The presence of a few critical ambiguities and vagueness in Petrzela's work also mirrors the potentialities and possibilities inherent in her book. The author's insightful and relevant analyses can be fully realized through a politically engaged reading of the Fit Nation. Therefore I encourage readers to approach the book with a discerning critical eye, allowing them to interpret Petrzela's analyses through their own lens. The author's selection of relevant and rich examples provides readers with an opportunity to engage in critical thinking, ultimately enriching their own perspectives through Petrzela's undeniable intelligence, fascinating insights into the cultural history of the American nation, and erudite mastery of the chronology of fitness.

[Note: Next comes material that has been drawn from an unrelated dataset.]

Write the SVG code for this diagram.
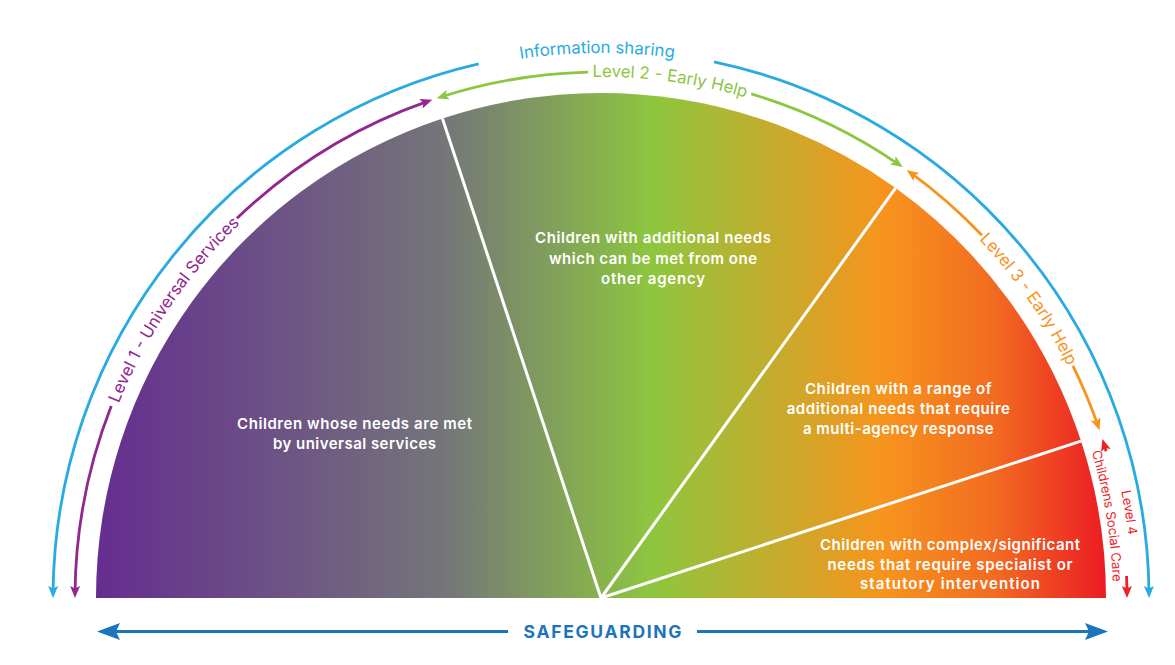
<svg xmlns="http://www.w3.org/2000/svg" width="1175" height="665" viewBox="0 0 1175 665">
<style>
.arc{fill:none;stroke-width:2.8}
.div{stroke:#fff;stroke-width:3;fill:none}
.lbl{font-family:Inter,"Noto Sans",sans-serif;font-weight:600;font-size:15px;fill:#fff;text-anchor:middle}
.cv{font-family:Inter,"Noto Sans",sans-serif;font-weight:400;font-size:16.8px;text-anchor:middle}
.sm{font-family:Inter,"Noto Sans",sans-serif;font-weight:400;font-size:13px;text-anchor:middle;fill:#ec2227}
</style>
<defs>
<linearGradient id="grad" gradientUnits="userSpaceOnUse" x1="96" y1="0" x2="1106" y2="0">
<stop offset="0" stop-color="#652d90"/>
<stop offset="0.34" stop-color="#74747a"/>
<stop offset="0.55" stop-color="#8dc63f"/>
<stop offset="0.78" stop-color="#f7941d"/>
<stop offset="0.89" stop-color="#f26b21"/>
<stop offset="1" stop-color="#ec1c24"/>
</linearGradient>
<marker id="mBlue" markerUnits="userSpaceOnUse" markerWidth="12" markerHeight="10" refX="7" refY="5" orient="auto"><path d="M0,0 L12,5 L0,10 L2.5,5 Z" fill="#29abe2"/></marker>
<marker id="mPurple" markerUnits="userSpaceOnUse" markerWidth="12" markerHeight="10" refX="7" refY="5" orient="auto"><path d="M0,0 L12,5 L0,10 L2.5,5 Z" fill="#92278f"/></marker>
<marker id="mGreen" markerUnits="userSpaceOnUse" markerWidth="12" markerHeight="10" refX="7" refY="5" orient="auto"><path d="M0,0 L12,5 L0,10 L2.5,5 Z" fill="#8dc63f"/></marker>
<marker id="mOrange" markerUnits="userSpaceOnUse" markerWidth="12" markerHeight="10" refX="7" refY="5" orient="auto"><path d="M0,0 L12,5 L0,10 L2.5,5 Z" fill="#f7941d"/></marker>
<marker id="mRed" markerUnits="userSpaceOnUse" markerWidth="12" markerHeight="10" refX="7" refY="5" orient="auto"><path d="M0,0 L12,5 L0,10 L2.5,5 Z" fill="#ec2227"/></marker>
<marker id="mSafe" markerUnits="userSpaceOnUse" markerWidth="23" markerHeight="17" refX="15" refY="8.5" orient="auto"><path d="M0,0 L23,8.5 L0,17 L4,8.5 Z" fill="#1c75bc"/></marker>
<path id="tpInfo" d="M325.21,127.93 A545 545 0 0 1 870.20,124.13"/>
<path id="tpL1" d="M88.90,507.70 A520 520 0 0 1 325.44,157.01"/>
<path id="tpL2" d="M402.46,116.31 A521 521 0 0 1 918.81,185.16"/>
<path id="tpL3" d="M821.59,126.00 A521 521 0 0 1 1120.06,553.04"/>
<path id="tpL4a" d="M1012.45,262.39 A531 531 0 0 1 1097.39,786.56"/>
<path id="tpL4b" d="M997.72,274.40 A512 512 0 0 1 1079.63,779.82"/>
</defs>

<g id="node-universal">
<path d="M601,598 L96,598 A505 505 0 0 1 442.43,118.54 Z" fill="url(#grad)"/>
<text class="lbl"><tspan x="354.5" y="429" textLength="235" lengthAdjust="spacing">Children whose needs are met</tspan><tspan x="354.5" y="448.5" textLength="163" lengthAdjust="spacing">by universal services</tspan></text>
</g>
<g id="node-one-agency">
<path d="M601,598 L442.43,118.54 A505 505 0 0 1 895.69,187.90 Z" fill="url(#grad)"/>
<text class="lbl"><tspan x="653" y="243" textLength="236" lengthAdjust="spacing">Children with additional needs</tspan><tspan x="653" y="263.5" textLength="208" lengthAdjust="spacing">which can be met from one</tspan><tspan x="653" y="284" textLength="104" lengthAdjust="spacing">other agency</tspan></text>
</g>
<g id="node-multi-agency">
<path d="M601,598 L895.69,187.90 A505 505 0 0 1 1081.01,441.11 Z" fill="url(#grad)"/>
<text class="lbl"><tspan x="898.3" y="393.5" textLength="186.7" lengthAdjust="spacing">Children with a range of</tspan><tspan x="898.3" y="413.5" textLength="223.3" lengthAdjust="spacing">additional needs that require</tspan><tspan x="898.3" y="433.5" textLength="190.7" lengthAdjust="spacing">a multi-agency response</tspan></text>
</g>
<g id="node-complex">
<path d="M601,598 L1081.01,441.11 A505 505 0 0 1 1106,598 Z" fill="url(#grad)"/>
<text class="lbl" font-size="15.5"><tspan x="950" y="550" textLength="260" lengthAdjust="spacing">Children with complex/significant</tspan><tspan x="950" y="569.5" textLength="245" lengthAdjust="spacing">needs that require specialist or</tspan><tspan x="950" y="589" textLength="180" lengthAdjust="spacing">statutory intervention</tspan></text>
</g>
<g id="dividers">
<line class="div" x1="601" y1="598" x2="442.43" y2="118.54"/>
<line class="div" x1="601" y1="598" x2="895.69" y2="187.90"/>
<line class="div" x1="601" y1="598" x2="1081.01" y2="441.11"/>
</g>

<g id="connectors">
<path class="arc" stroke="#29abe2" stroke-width="2.5" d="M478.66,63.83 A548 548 0 0 0 53.02,593.03" marker-end="url(#mBlue)"/>
<path class="arc" stroke="#29abe2" stroke-width="2.5" d="M714.00,61.80 A548 548 0 0 1 1148.98,593.03" marker-end="url(#mBlue)"/>
<path class="arc" stroke="#92278f" d="M236.93,218.35 A526 526 0 0 1 427.58,101.41" marker-end="url(#mPurple)"/>
<path class="arc" stroke="#92278f" d="M111.26,406.07 A526 526 0 0 0 75.02,593.00" marker-end="url(#mPurple)"/>
<path class="arc" stroke="#8dc63f" d="M588.15,72.16 A526 526 0 0 0 441.46,96.78" marker-end="url(#mGreen)"/>
<path class="arc" stroke="#8dc63f" d="M751.27,93.92 A526 526 0 0 1 898.61,164.29" marker-end="url(#mGreen)"/>
<path class="arc" stroke="#f7941d" d="M981.96,235.30 A526 526 0 0 0 910.78,172.89" marker-end="url(#mOrange)"/>
<path class="arc" stroke="#f7941d" d="M1072.96,365.77 A526 526 0 0 1 1097.91,425.50" marker-end="url(#mOrange)"/>
<path class="arc" stroke="#ec2227" d="M1106.11,451.25 A526 526 0 0 0 1103.87,443.74" marker-end="url(#mRed)"/>
<path class="arc" stroke="#ec2227" d="M1126.54,575.97 A526 526 0 0 1 1126.98,593.00" marker-end="url(#mRed)"/>
<path class="arc" stroke="#1c75bc" stroke-width="4" d="M508,631.5 L105,631.5" marker-end="url(#mSafe)"/>
<path class="arc" stroke="#1c75bc" stroke-width="4" d="M697,631.5 L1100,631.5" marker-end="url(#mSafe)"/>
</g>

<g id="arc-labels">
<text class="cv" fill="#29abe2" font-size="17.5"><textPath href="#tpInfo" startOffset="50%">Information sharing</textPath></text>
<text class="cv" fill="#92278f"><textPath href="#tpL1" startOffset="50%">Level 1 - Universal Services</textPath></text>
<text class="cv" fill="#8dc63f"><textPath href="#tpL2" startOffset="50%">Level 2 - Early Help</textPath></text>
<text class="cv" fill="#f7941d"><textPath href="#tpL3" startOffset="50%">Level 3 - Early Help</textPath></text>
<text class="sm"><textPath href="#tpL4a" startOffset="50%">Level 4</textPath></text>
<text class="sm"><textPath href="#tpL4b" startOffset="50%">Childrens Social Care</textPath></text>
</g>

<g id="safeguarding">
<text x="602.5" y="637.5" font-family="Inter,'Noto Sans',sans-serif" font-weight="700" font-size="17.5" fill="#1c75bc" text-anchor="middle" textLength="158" lengthAdjust="spacing">SAFEGUARDING</text>
</g>
</svg>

Infused with humor and self-reflection regarding her fascination with the ideals of fitness culture and her involvement in its exclusive spaces, the author presents an embodied and situated history of the political impact of the American fitness industry. Petrzela wittily and skillfully avoids the pitfalls that often accompany the writing of history centered around a seductive theme, one that is characterized by the fluorescent Lycra jumpsuits of the Jack Lalanne Show and the questionable exoticism of California's New Wave movements. While acknowledging the allure of the kitschy, entertaining, and prosaic aspects that these objects hold for both the author and the reader, Petrzela engages in a serious discussion about the underlying structural political injustices within the commercial consumerism of the American fitness industry.